Children’s education, nutrition fall victim to ongoing crisis in Yemen – UNICEF

Children sit in a UNICEF-supported centre for vulnerable children, in the conflict-affected Hajjah Governorate, Yemen. Photo: UNICEF/Brent Stirton

13 February 2015 – The political and economic crisis engulfing Yemen is having a dangerous impact on the country’s youths, the United Nations Children’s Fund (UNICEF) said today as it warned that increasing numbers of children are suffering from malnourishment while fewer are attending school.

Phoning in to a press briefing in Geneva earlier today, UNICEF representative in Yemen Julien Harneis said that the situation in the country had become “particularly worrying” with around 900,000 Yemeni children currently malnourished, out of whom some 210,000 were suffering from severe acute malnutrition.

Although UNICEF had previously managed to help temper outbreaks of malnourishment, Mr. Harneis added that the UN agency was facing an uphill economic challenge due to a $60 million funding gap.

Despite the formation of a new Government in November 2014 aimed at ending a period of political turbulence and bringing about a full transition towards democracy, Yemen continues to be plagued by violence and mass political demonstrations.

Just yesterday, Secretary-General Ban Ki-moon told the Security Council in New York that Yemen was “collapsing before our eyes” and that the country sat on the “brink” of outright conflict.

Mr. Ban has also voiced serious concerns about developments following the abduction by the opposition group Ansarallah of President Abd-Rabbu Mansour Hadi’s chief of staff and the resignation of the President and Prime Minister amid a takeover of the capital, Sana'a by secessionist Houthi militants.
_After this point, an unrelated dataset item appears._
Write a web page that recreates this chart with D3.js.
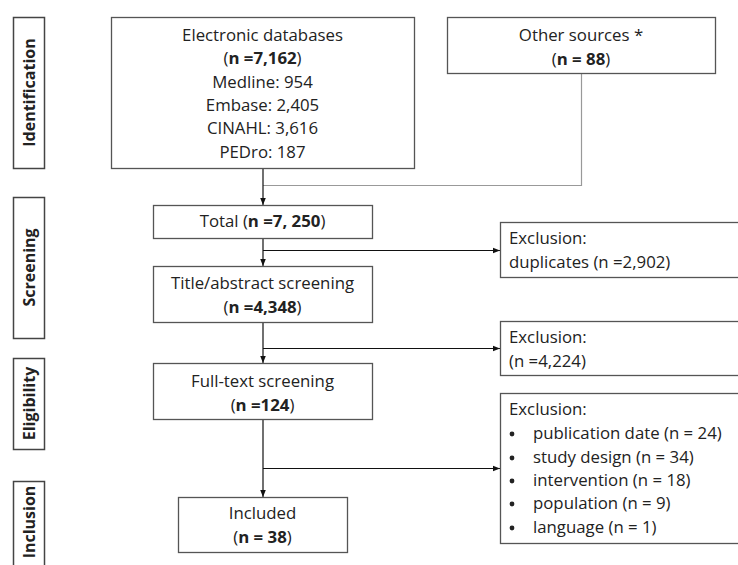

This followed a steady deterioration since the beginning of the year as Government forces clashed with militant groups throughout the capital.

At the same time, the Secretary-General cautioned yesterday that “widespread and lethal” attacks by Al-Qaida in the Arabian Peninsula (AQAP) and escalating hostilities between AQAP and the Houthis had pushed the country to the edge of civil war. These developments, coupled with a burgeoning humanitarian crisis which has enveloped an “astounding” 61 per cent of the population, now threaten regional and international peace and security.

In today’s briefing, Mr. Harneis provided an equally sobering perspective on the situation regarding children’s education in the country.

UNICEF has long noted that access to education in Yemen remains one of the biggest challenges facing children in Yemen today, particularly as the “multiplicity of localized conflicts” impacts the ability of some 200,000 children to attend school. In a situation report released in late January, UNICEF noted that in affected districts the dropout rate among children – mainly girls – is over 20 per cent.

Meanwhile, according to the same report, an estimated 7,500 children are expected to contract vaccine-preventable diseases with serious consequences, and many more children suffer repeated bouts of diarrhoea and respiratory infections.

Mr. Harneis, in fact, confirmed that the “biggest worry” regarding vaccinations is whether or not the supply chain for the vaccine against tuberculosis could be interrupted. In addition, he noted that, as a transit country for migrants coming from Africa, Yemen also remains exposed to a possible return of polio.

At the same time, the World Food Programme’s (WFP) Elisabeth Byrs also addressed the briefing, explaining the despite the “challenging operational context,” the food agency’s activities had “not been significantly affected.”

The UN Office for the Coordination of Humanitarian Affairs reports that some 61 per cent of the population in Yemen is in need humanitarian assistance – that is almost 16 million Yemenis who desperately need food, clean water and sanitation. In addition, some10.6 million people face food insecurity; 5 million of them are in a severe food crisis.

The Humanitarian Coordinator for Yemen, Johannes van der Klaauw, said today that despite the political crisis, delivering principled humanitarian assistance to all those in need is possible, especially through partnerships with various organizations. “It is essential that humanitarian aid is de-linked from the political situation.”